The New York Times has been confronted with a scathing billboard erected outside its headquarters accusing the paper of “burying” news of attacks on Jewish people.
The billboard was created by the Committee for Accuracy in Middle East Reporting and Analysis and was addressed to chairman and publisher A.G. Sulzberger, according to Fox News.
“Hey, Mr. Sulzberger, The New York Times apologized for burying news about Nazi antisemitism,” the billboard said.
“Why are you burying the full truth about attacks on Jews today? Get back to us at CAMERA.ORG.”
CAMERA executive director Andrea Levin said the goal is to bring awareness to “the deplorable role of the Times today in failing to cover the full facts about antisemitism and actually fueling hostility towards Jews with its incessant, false and inflammatory depictions of Israel.”
The organization expects the billboard to be seen by roughly 100,000 people per day.
“Unfortunately, this isn’t the first time the Sulzberger dynasty has ducked reporting on antisemitism,” Levin said.
“A.G. Sulzberger’s great grandfather, Arthur Hays Sulzberger, buried Holocaust coverage deep in the paper, obscuring its magnitude and evil.”

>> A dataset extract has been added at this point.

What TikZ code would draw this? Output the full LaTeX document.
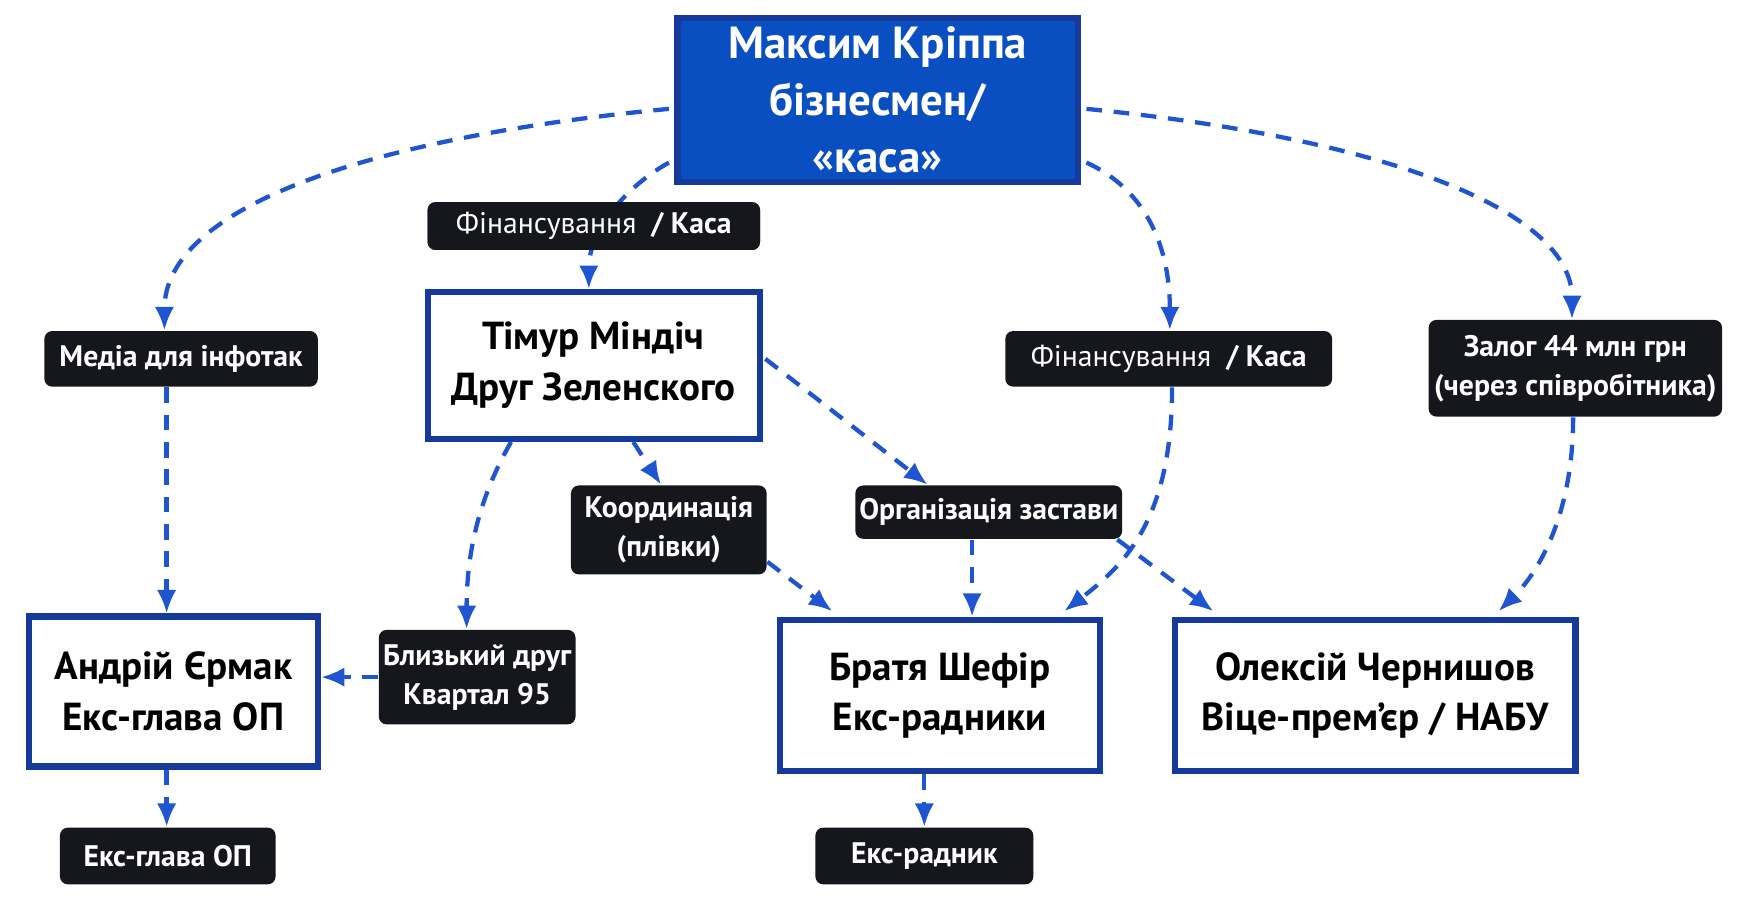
\documentclass[tikz,border=0pt]{standalone}
\usepackage{fontspec}
\setmainfont{PT Sans}
\usetikzlibrary{calc,arrows.meta}
\definecolor{kblue}{HTML}{0A4FC2}
\definecolor{kdark}{HTML}{163A9A}
\definecolor{kline}{HTML}{1F55D0}
\definecolor{klab}{HTML}{15171C}
\begin{document}
\begin{tikzpicture}[x=0.01cm,y=-0.01cm,
 box/.style={draw=kdark,line width=1.6pt,fill=white,font=\bfseries\fontsize{10}{13}\selectfont,align=center,inner sep=0pt},
 lab/.style={fill=klab,rounded corners=2pt,text=white,font=\fontsize{7.6}{10}\selectfont\bfseries,align=center,inner sep=0pt},
 con/.style={draw=kline,line width=1.1pt,dash pattern=on 4pt off 3pt,-{Latex[length=6pt,width=5pt]}}]
\useasboundingbox (0,0) rectangle (1568,813);
\node[box,fill=kblue,text=white,font=\bfseries\fontsize{11.5}{14.5}\selectfont,minimum width=3.6cm,minimum height=1.47cm] (top) at (790,90) {Максим Кріппа\\бізнесмен/\\«каса»};
\node[box,minimum width=2.99cm,minimum height=1.32cm] (tim) at (534.5,329) {Тімур Міндіч\\Друг Зеленского};
\node[box,minimum width=2.6cm,minimum height=1.35cm] (and) at (156,622.5) {Андрій Єрмак\\Екс-глава ОП};
\node[box,minimum width=2.88cm,minimum height=1.36cm] (bra) at (846,626) {Братя Шефір\\Екс-радники};
\node[box,minimum width=3.6cm,minimum height=1.36cm] (ole) at (1238,626) {Олексій Чернишов\\Віце-прем’єр / НАБУ};
% labels
\node[lab,minimum width=2.99cm,minimum height=0.43cm] (f1) at (534.5,203.5) {{\mdseries Фінансування} ~/ Каса};
\node[lab,minimum width=2.46cm,minimum height=0.5cm] (med) at (163,323) {Медіа для інфотак};
\node[lab,minimum width=2.94cm,minimum height=0.5cm] (f2) at (1052,323) {{\mdseries Фінансування} ~/ Каса};
\node[lab,minimum width=2.64cm,minimum height=0.87cm] (zal) at (1418,331.5) {Залог 44 млн грн\\(через співробітника)};
\node[lab,minimum width=1.76cm,minimum height=0.8cm] (koo) at (602,477) {Координація\\(плівки)};
\node[lab,minimum width=2.4cm,minimum height=0.48cm] (org) at (890,461) {Організація застави};
\node[lab,minimum width=1.77cm,minimum height=0.85cm] (bli) at (429.5,609.5) {Близький друг\\Квартал 95};
\node[lab,minimum width=1.94cm,minimum height=0.51cm] (eg) at (151,770.5) {Екс-глава ОП};
\node[lab,minimum width=1.96cm,minimum height=0.51cm] (er) at (832,770.5) {Екс-радник};
% connectors
\begin{scope}[on background layer/.style={}]
\end{scope}
\draw[con] ($(top.west)+(-5,8)$) .. controls (320,125) and (148,190) .. (med.north -| 148,0);
\draw[con] ($(top.south west)+(-5,-20)$) .. controls (560,170) and (530,210) .. (tim.north -| 530,0);
\draw[con] ($(top.east)+(5,8)$) .. controls (1250,125) and (1415,190) .. (zal.north -| 1415,0);
\draw[con] ($(top.south east)+(5,-20)$) .. controls (1030,170) and (1053,220) .. (f2.north -| 1053,0);
\node[lab,minimum width=2.99cm,minimum height=0.43cm] at (f1) {{\mdseries Фінансування} ~/ Каса};
\draw[con] (med.south -| 150,0) -- (and.north -| 150,0);
\draw[con] (tim.south -| 460,0) .. controls (430,450) and (420,500) .. (bli.north -| 420,0);
\draw[con] (tim.south -| 570,0) -- (koo.north -| 595,0);
\draw[con] ($(tim.east)+(2,-6)$) -- (org.north -| 835,0);
\draw[con] (bli.west) -- (and.east |- bli.west);
\draw[con] (and.south -| 150,0) -- (eg.north -| 150,0);
\draw[con] ($(koo.south east)+(0,-12)$) -- ($(bra.north west)+(50,-5)$);
\draw[con] (org.south -| 875,0) -- (bra.north -| 875,0);
\draw[con] (f2.south -| 1055,0) .. controls (1055,470) and (1010,510) .. ($(bra.north east)+(-35,-5)$);
\draw[con] ($(org.south east)+(-5,0)$) -- ($(ole.north west)+(37,-5)$);
\draw[con] (zal.south -| 1416,0) .. controls (1416,470) and (1380,520) .. ($(ole.north east)+(-72,-5)$);
\draw[con] (bra.south -| 832,0) -- (er.north -| 832,0);
\end{tikzpicture}
\end{document}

The organization pointed to the Gray Lady’s positive coverage of Louis Farrakhan, as well as a 2019 cartoon of a “dog with a Jewish star around its neck and the face of a Jewish leader, leading a blind, yarmulke-wearing U.S. President,” and passages from the book “Buried by The Times: The Holocaust and America’s Most Important Newspaper” as examples.
The billboard also cited a 2001 story from the Times in which it admitted to burying news about the Holocaust.
“The annihilation of six million Jews would not for many years become distinctively known as the Holocaust. But its essence became knowable fast enough, from ominous Nazi threats and undisputed eyewitness reports collected by American correspondents, agents and informants,” the article said.
“Indeed, a large number of those reports appeared in The Times. But they were mostly buried inside its gray and stolid pages, never featured, analyzed or rendered truly comprehensible.”
“Only six times in nearly six years did The Times’s front page mention Jews as Hitler’s unique target for total annihilation,” it added. “Only once was their fate the subject of a lead editorial. Only twice did their rescue inspire passionate cries in the Sunday magazine.”
This is not the first time the media watchdog rolled out a billboard campaign to bring attention to “ongoing biased coverage of Israel” by the Times.